- _Source excerpt_:
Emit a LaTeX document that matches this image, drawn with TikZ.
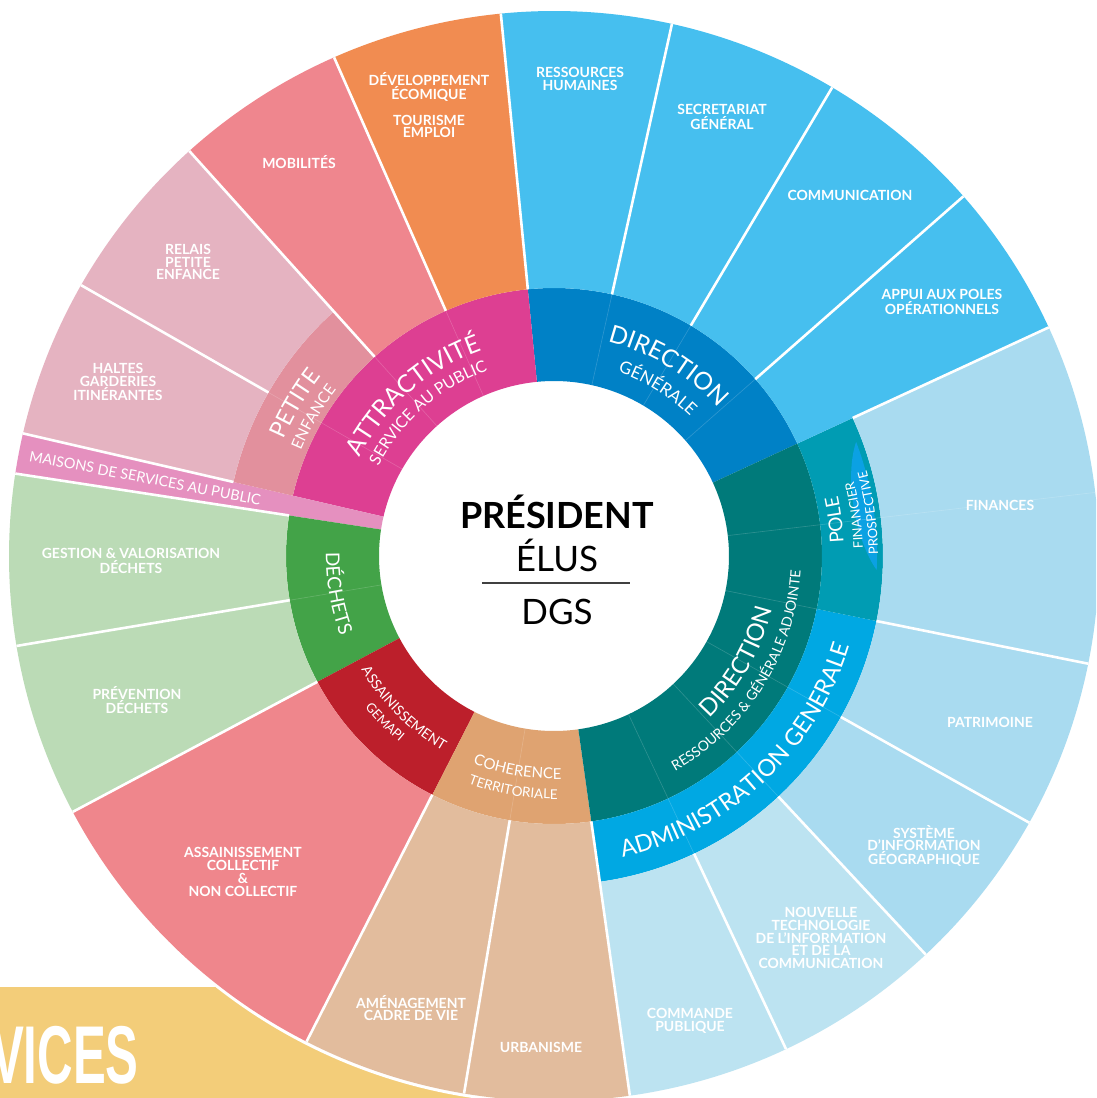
\documentclass[tikz,border=0pt]{standalone}
\usepackage{fontspec}
\setmainfont{Lato}
\newfontfamily\bannerfont{Liberation Sans}
\usetikzlibrary{decorations.text}

\definecolor{dgdark}{HTML}{0081C6}
\definecolor{dglight}{HTML}{46BFEF}
\definecolor{drga}{HTML}{007A7A}
\definecolor{pole}{HTML}{009CB3}
\definecolor{admin}{HTML}{00A8E3}
\definecolor{bluepale}{HTML}{A9DBF0}
\definecolor{bluepaler}{HTML}{BCE3F1}
\definecolor{prosp}{HTML}{0BA1E3}
\definecolor{attr}{HTML}{DD3F92}
\definecolor{petite}{HTML}{E2909D}
\definecolor{petitelight}{HTML}{E5B3C1}
\definecolor{mobil}{HTML}{EF868E}
\definecolor{devel}{HTML}{F18C51}
\definecolor{maisons}{HTML}{E590BF}
\definecolor{dechets}{HTML}{43A348}
\definecolor{dechetslight}{HTML}{BBDBB6}
\definecolor{gemapi}{HTML}{BC1F2B}
\definecolor{assain}{HTML}{EF868C}
\definecolor{coher}{HTML}{DFA371}
\definecolor{coherlight}{HTML}{E2BC9D}
\definecolor{banner}{HTML}{F3CD79}

\newcommand{\Rzero}{175pt}
\newcommand{\Rone}{268pt}
\newcommand{\Rtwo}{329pt}
\newcommand{\Rout}{545pt}

% colour, start angle, end angle, inner radius, outer radius
\newcommand{\ringseg}[5]{\fill[#1] (#2:#4) arc[start angle=#2, end angle=#3, radius=#4] -- (#3:#5) arc[start angle=#3, end angle=#2, radius=#5] -- cycle;}

% size, start angle, end angle, baseline radius, text
\newcommand{\ringtext}[5]{\path[decorate, decoration={text along path, text align=center, text={|\color{white}\fontsize{#1}{#1}\selectfont|#5}}] (#2:#4) arc[start angle=#2, end angle=#3, radius=#4];}

\tikzset{
	leaf/.style = {text=white, align=center, inner sep=0pt, font=\bfseries\fontsize{14}{12.8}\selectfont},
	divider/.style = {white, line width=2.6pt},
	seam/.style = {white, opacity=0.18, line width=0.6pt}
}

\begin{document}
\begin{tikzpicture}[x=1pt, y=1pt]
	\useasboundingbox (-554,-542) rectangle (542,556);
	\clip (-554,-542) rectangle (542,556);
	
	% banner
	\fill[banner] (-560,-431) rectangle (20,-560);
	\node[anchor=base west, inner sep=0pt, xscale=0.6, transform shape, text=white, font=\bannerfont\bfseries\fontsize{82}{82}\selectfont] (services) at (-563,-527) {VICES};
	\fill[white] (0,0) circle (548pt);
	
	% inner ring
	\ringseg{dgdark}{24.8}{95.6}{\Rzero}{\Rone}
	\ringseg{attr}{95.6}{167}{\Rzero}{\Rone}
	\ringseg{maisons}{167}{171.3}{\Rzero}{\Rout}
	\ringseg{dechets}{171.3}{208}{\Rzero}{\Rone}
	\ringseg{gemapi}{208}{243}{\Rzero}{\Rone}
	\ringseg{coher}{243}{278}{\Rzero}{\Rone}
	\ringseg{drga}{278}{384.8}{\Rzero}{\Rone}
	
	% middle ring
	\ringseg{petite}{132}{167}{\Rone}{\Rtwo}
	\ringseg{admin}{278}{348.6}{\Rone}{\Rtwo}
	\ringseg{pole}{348.6}{384.8}{\Rone}{\Rtwo}
	
	% outer ring
	\ringseg{bluepale}{348.6}{384.8}{\Rtwo}{\Rout}
	\ringseg{dglight}{24.8}{95.6}{\Rone}{\Rout}
	\ringseg{devel}{95.6}{113.8}{\Rone}{\Rout}
	\ringseg{mobil}{113.8}{132}{\Rone}{\Rout}
	\ringseg{petitelight}{132}{167}{\Rtwo}{\Rout}
	\ringseg{dechetslight}{171.3}{208}{\Rone}{\Rout}
	\ringseg{assain}{208}{243}{\Rone}{\Rout}
	\ringseg{coherlight}{243}{278}{\Rone}{\Rout}
	\ringseg{bluepaler}{278}{313}{\Rtwo}{\Rout}
	\ringseg{bluepale}{313}{348.6}{\Rtwo}{\Rout}
	
	% prospective
	\fill[prosp] (-2.5:323pt) arc[start angle=-2.5, end angle=20.7, radius=323pt] .. controls (15:300pt) and (3:302pt) .. (-2.5:323pt) -- cycle;
	
	% seams
	\foreach \a/\r in {41.3/\Rone, 59.3/\Rone, 77.5/\Rone, 113.8/\Rone, 132/\Rone, 150.2/\Rtwo, 189.5/\Rone, 260.5/\Rone, 295.2/\Rtwo, 313/\Rtwo, 330.7/\Rtwo, 348.6/\Rone, 6.7/\Rout}{
		\draw[seam] (\a:\Rzero) -- (\a:\r);
	}
	
	% dividers
	\foreach \a in {41.3, 59.3, 77.5, 95.6, 113.8, 132, 171.3, 189.5, 208, 243, 260.5, 278}{
		\draw[divider] (\a:\Rone) -- (\a:\Rout);
	}
	\foreach \a in {24.8, 150.2, 167, 295.2, 313, 330.7, 348.6}{
		\draw[divider] (\a:\Rtwo) -- (\a:\Rout);
	}
	
	% centre
	\node[anchor=base, inner sep=0pt, font=\bfseries\fontsize{36}{36}\selectfont] (president) at (3,28) {PRÉSIDENT};
	\node[anchor=base, inner sep=0pt, font=\fontsize{35}{35}\selectfont] (elus) at (3,-15) {ÉLUS};
	\node[anchor=base, inner sep=0pt, font=\fontsize{35}{35}\selectfont] (dgs) at (3,-68) {DGS};
	\draw[black!75, line width=1.5pt] (-72,-27) -- (76,-27);
	
	% ring texts, clockwise
	\ringtext{24.5}{176.3}{86.3}{218pt}{ATTRACTIVITÉ}
	\ringtext{16}{176.3}{86.3}{197pt}{SERVICE AU PUBLIC}
	\ringtext{24.5}{104}{14}{221pt}{DIRECTION}
	\ringtext{17}{103.3}{13.3}{195pt}{GÉNÉRALE}
	\ringtext{23}{194.5}{104.5}{294pt}{PETITE}
	\ringtext{15.5}{195}{105}{274pt}{ENFANCE}
	
	% ring texts, counter-clockwise
	\ringtext{19}{144.8}{234.8}{228pt}{DÉCHETS}
	\ringtext{14}{180.4}{270.4}{224pt}{ASSAINISSEMENT}
	\ringtext{13}{179.5}{269.5}{242pt}{GEMAPI}
	\ringtext{15}{215.3}{305.3}{223pt}{COHERENCE}
	\ringtext{13.5}{215.1}{305.1}{243pt}{TERRITORIALE}
	\ringtext{24}{-75}{15}{225pt}{DIRECTION}
	\ringtext{14}{-77}{13}{247pt}{RESSOURCES {\&} GÉNÉRALE ADJOINTE}
	\ringtext{23.5}{-92}{-2}{309pt}{ADMINISTRATION GENERALE}
	\ringtext{19}{-37.7}{52.3}{290pt}{POLE}
	\ringtext{13}{-37.3}{52.7}{309pt}{FINANCIER}
	\ringtext{13}{-37.2}{52.8}{324pt}{PROSPECTIVE}
	
	\node[rotate=-10.8, inner sep=0pt, text=white, font=\fontsize{14.5}{14.5}\selectfont] (maisons) at (-409,78) {MAISONS DE SERVICES AU PUBLIC};
	
	% outer labels
	\node[leaf] (rh) at (26,477) {RESSOURCES\\HUMAINES};
	\node[leaf] (secretariat) at (168,439) {SECRETARIAT\\GÉNÉRAL};
	\node[leaf] (communication) at (296,361) {COMMUNICATION};
	\node[leaf] (appui) at (388,254) {APPUI AUX POLES\\OPÉRATIONNELS};
	\node[leaf] (finances) at (446,51) {FINANCES};
	\node[leaf] (patrimoine) at (436,-166) {PATRIMOINE};
	\node[leaf] (sig) at (370,-290) {SYSTÈME\\D’INFORMATION\\GÉOGRAPHIQUE};
	\node[leaf] (ntic) at (267,-382) {NOUVELLE\\TECHNOLOGIE\\DE L’INFORMATION\\ET DE LA\\COMMUNICATION};
	\node[leaf] (commande) at (136,-465) {COMMANDE\\PUBLIQUE};
	\node[leaf] (urbanisme) at (-13,-491) {URBANISME};
	\node[leaf] (amenagement) at (-143,-452) {AMÉNAGEMENT\\CADRE DE VIE};
	\node[leaf] (assainissement) at (-311,-316) {ASSAINISSEMENT\\COLLECTIF\\\&\\NON COLLECTIF};
	\node[leaf] (prevention) at (-417,-144) {PRÉVENTION\\DÉCHETS};
	\node[leaf] (gestion) at (-423,-5) {GESTION \& VALORISATION\\DÉCHETS};
	\node[leaf] (haltes) at (-436,174) {HALTES\\GARDERIES\\ITINÉRANTES};
	\node[leaf] (relais) at (-366,294) {RELAIS\\PETITE\\ENFANCE};
	\node[leaf] (mobilites) at (-255,394) {MOBILITÉS};
	\node[leaf] (developpement) at (-125,451) {DÉVELOPPEMENT\\ÉCOMIQUE\\[13pt]TOURISME\\EMPLOI};
	
\end{tikzpicture}
\end{document}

- _Given task_: Reproduce only the lines from the beginning of the data through the line that contains "radius=#4] -- (#3:#5)", both included, and please drop the pictures.

- _Solution for this exercise_:
Emit a LaTeX document that matches this image, drawn with TikZ.
\documentclass[tikz,border=0pt]{standalone}
\usepackage{fontspec}
\setmainfont{Lato}
\newfontfamily\bannerfont{Liberation Sans}
\usetikzlibrary{decorations.text}

\definecolor{dgdark}{HTML}{0081C6}
\definecolor{dglight}{HTML}{46BFEF}
\definecolor{drga}{HTML}{007A7A}
\definecolor{pole}{HTML}{009CB3}
\definecolor{admin}{HTML}{00A8E3}
\definecolor{bluepale}{HTML}{A9DBF0}
\definecolor{bluepaler}{HTML}{BCE3F1}
\definecolor{prosp}{HTML}{0BA1E3}
\definecolor{attr}{HTML}{DD3F92}
\definecolor{petite}{HTML}{E2909D}
\definecolor{petitelight}{HTML}{E5B3C1}
\definecolor{mobil}{HTML}{EF868E}
\definecolor{devel}{HTML}{F18C51}
\definecolor{maisons}{HTML}{E590BF}
\definecolor{dechets}{HTML}{43A348}
\definecolor{dechetslight}{HTML}{BBDBB6}
\definecolor{gemapi}{HTML}{BC1F2B}
\definecolor{assain}{HTML}{EF868C}
\definecolor{coher}{HTML}{DFA371}
\definecolor{coherlight}{HTML}{E2BC9D}
\definecolor{banner}{HTML}{F3CD79}

\newcommand{\Rzero}{175pt}
\newcommand{\Rone}{268pt}
\newcommand{\Rtwo}{329pt}
\newcommand{\Rout}{545pt}

% colour, start angle, end angle, inner radius, outer radius
\newcommand{\ringseg}[5]{\fill[#1] (#2:#4) arc[start angle=#2, end angle=#3, radius=#4] -- (#3:#5) arc[start angle=#3, end angle=#2, radius=#5] -- cycle;}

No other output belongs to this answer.